I was having some questions about which way to turn when I got to the headquarters to get there. But then, I saw there was a light shining, and that seemed to be in about the right direction. So, I walked to the light. That light was right over Chalk 102. It's in a war zone. We're on an air base. It's dark everywhere, except where I'm standing. I felt like Bogart in Casablanca. [audience laughter] But along comes a major right at the crack of midnight, grabs my arm, he says, "You're Kerr?" I said, "Yes, sir." And we went to the general's Learjet.

 

There's a lieutenant colonel flying, general's personal pilot. This major is a co-pilot. There's a senior enlisted guy in the back who's a crew chief and occasional steward. And moments later, we're moving towards altitude in the general's plane. I'm leaning back, drinking some of the general's booze. [audience laughter] Now, the surreal is part of the actual fabric of war. You see it everywhere. I was at the end of any ability to generate any disbelief about anything. But this was strange, even for Vietnam, and Maggie's mojo was sensational. 

 

So I got my way to Bangkok. I had enough time for a few hours' sleep to get nice and clean and spiffy, and go to the airport to meet this woman. It was a big green room, hospital green, cement blocks. It's a palace now, that airport. But then, it was very basic. The gates emptied into the hall from a distance, and all of us waiting to see people were kept behind the lines at some distance off. So, I'm peering very carefully to see her. And for reasons that she's never been able to justify, she's about the last person off the train. [audience laughter] 

 

At any rate, I look for her and I look for her, and finally there she is.
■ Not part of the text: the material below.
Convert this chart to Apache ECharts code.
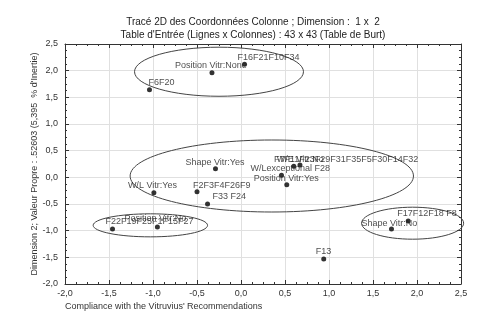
<!DOCTYPE html>
<html><head><meta charset="utf-8">
<script src="https://cdn.jsdelivr.net/npm/echarts@6/dist/echarts.min.js"></script>
<style>html,body{margin:0;padding:0;background:#fff}#c{width:480px;height:318px}</style>
</head><body><div id="c"></div>
<script>
// ---- data ----
const pointNames = [
  "F16F21F10F34", "Position Vitr:None", "F6F20", "Shape Vitr:Yes",
  "W/E Vitr:No", "F7F11F23F29F31F35F5F30F14F32", "W/Lexceptional F28", "Position Vitr:Yes",
  "W/L Vitr:Yes", "F2F3F4F26F9", "F33 F24", "F22F19F25F1F15F27",
  "Position Vitr:No", "Shape Vitr:No", "F17F12F18 F8", "F13"
];
const pointX = [0.04, -0.33, -1.04, -0.29, 0.60, 0.67, 0.46, 0.52, -0.99, -0.50, -0.38, -1.46, -0.95, 1.71, 1.90, 0.94];
const pointY = [2.12, 1.96, 1.64, 0.16, 0.21, 0.23, 0.04, -0.14, -0.29, -0.27, -0.50, -0.97, -0.93, -0.97, -0.82, -1.53];

const ellipseCx = [-0.25, 0.35, -1.03, 1.95];
const ellipseCy = [1.98, 0.025, -0.90, -0.86];
const ellipseRx = [0.96, 1.61, 0.65, 0.58];
const ellipseRy = [0.46, 0.675, 0.216, 0.30];

const titleLines = ["Tracé 2D des Coordonnées Colonne ; Dimension :  1 x  2", "Table d'Entrée (Lignes x Colonnes) : 43 x 43 (Table de Burt)"];
const xAxisTitle = "Compliance with the Vitruvius' Recommendations";
const yAxisTitle = "Dimension 2; Valeur Propre : .52603 (5,395  % d'Inertie)";

// ---- layout (label offsets in px, not data) ----
const labelOffsets = [
  [-7,-7],[-37,-7],[-1,-7],[-30,-6],
  [-17,-7],[-26,-6],[-31,-7],[-33,-6],
  [-26,-7],[-4,-6],[5,-7],[-7,-8],
  [-33,-8],[-30,-6],[-11,-8],[-8,-7]
];

const FONT = "Liberation Sans, Arial, sans-serif";
const fmt = v => v.toFixed(1).replace('.', ',');

const chart = echarts.init(document.getElementById('c'), null, {renderer: 'canvas'});
const axisCommon = {
  type: 'value', min: -2, max: 2.5, interval: 0.5,
  axisLine: {show: true, onZero: false, lineStyle: {color: '#333', width: 1}},
  axisTick: {show: true, inside: true, length: 4, lineStyle: {color: '#333'}},
  minorTick: {show: true, splitNumber: 4, length: 2, lineStyle: {color: '#333'}},
  splitLine: {show: false}
};
chart.setOption({
  animation: false,
  backgroundColor: '#fff',
  textStyle: {fontFamily: FONT},
  title: {
    text: titleLines.join('\n'),
    left: 248, top: 11, textAlign: 'center',
    textStyle: {fontSize: 10, fontWeight: 'normal', color: '#222', lineHeight: 13, fontFamily: FONT}
  },
  grid: {left: 65, right: 19, top: 44, bottom: 34, containLabel: false},
  xAxis: [
    Object.assign({}, axisCommon, {
      position: 'bottom',
      splitLine: {show: true, lineStyle: {color: '#e0e0e0', width: 1}},
      axisLabel: {formatter: fmt, fontSize: 9, color: '#333', margin: 5, fontFamily: FONT}
    }),
    Object.assign({}, axisCommon, {position: 'top', axisLabel: {show: false}})
  ],
  yAxis: [
    Object.assign({}, axisCommon, {
      position: 'left',
      splitLine: {show: true, lineStyle: {color: '#e0e0e0', width: 1}},
      axisLabel: {formatter: fmt, fontSize: 9, color: '#333', margin: 7, fontFamily: FONT},
      name: yAxisTitle, nameLocation: 'middle', nameGap: 26, nameRotate: 90,
      nameMoveOverlap: false,
      nameTextStyle: {fontSize: 9, color: '#333', fontFamily: FONT}
    }),
    Object.assign({}, axisCommon, {position: 'right', axisLabel: {show: false}})
  ],
  graphic: [{
    type: 'text', left: 65, top: 302,
    style: {text: xAxisTitle, font: '9px ' + FONT, fill: '#333'}
  }],
  series: [
    {
      type: 'custom', xAxisIndex: 0, yAxisIndex: 0, clip: false, silent: true,
      data: ellipseCx.map((cx, i) => [cx, ellipseCy[i], ellipseRx[i], ellipseRy[i]]),
      encode: {x: 0, y: 1},
      renderItem: function (params, api) {
        const c = api.coord([api.value(0), api.value(1)]);
        const s = api.size([api.value(2), api.value(3)]);
        return {type: 'ellipse', shape: {cx: c[0], cy: c[1], rx: s[0], ry: s[1]},
                style: {fill: 'none', stroke: '#444', lineWidth: 1}};
      },
      z: 2
    },
    {
      type: 'scatter', xAxisIndex: 0, yAxisIndex: 0,
      symbol: 'circle', symbolSize: 5,
      itemStyle: {color: '#000'},
      data: pointNames.map((n, i) => ({
        name: n, value: [pointX[i], pointY[i]],
        label: {offset: labelOffsets[i]}
      })),
      label: {
        show: true, position: 'inside', align: 'left', verticalAlign: 'middle',
        formatter: p => p.name, fontSize: 9, color: '#222', fontFamily: FONT
      },
      z: 3
    }
  ]
});
</script></body></html>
She can't see me yet, but I can see her. Her eyes are shining, her face is shining, she's ready for adventure, she's thrilled to be there, she's thrilled about making a new life with me. Well, a year later, I married the woman. [audience cheers and applause] 

 

Not as dumb as I look. [audience laughter] And 46 years later, when I see her, when I go to pick her up at a ferry stop or a train or an airport, I run through a mental catalog of my visions of her. It always stops bang on that picture of her back in Bangkok in 1969. And the face I look for and the face I find is that same 1969 face, dark eyes glistening, face shining, ready for an adventure. Thank you.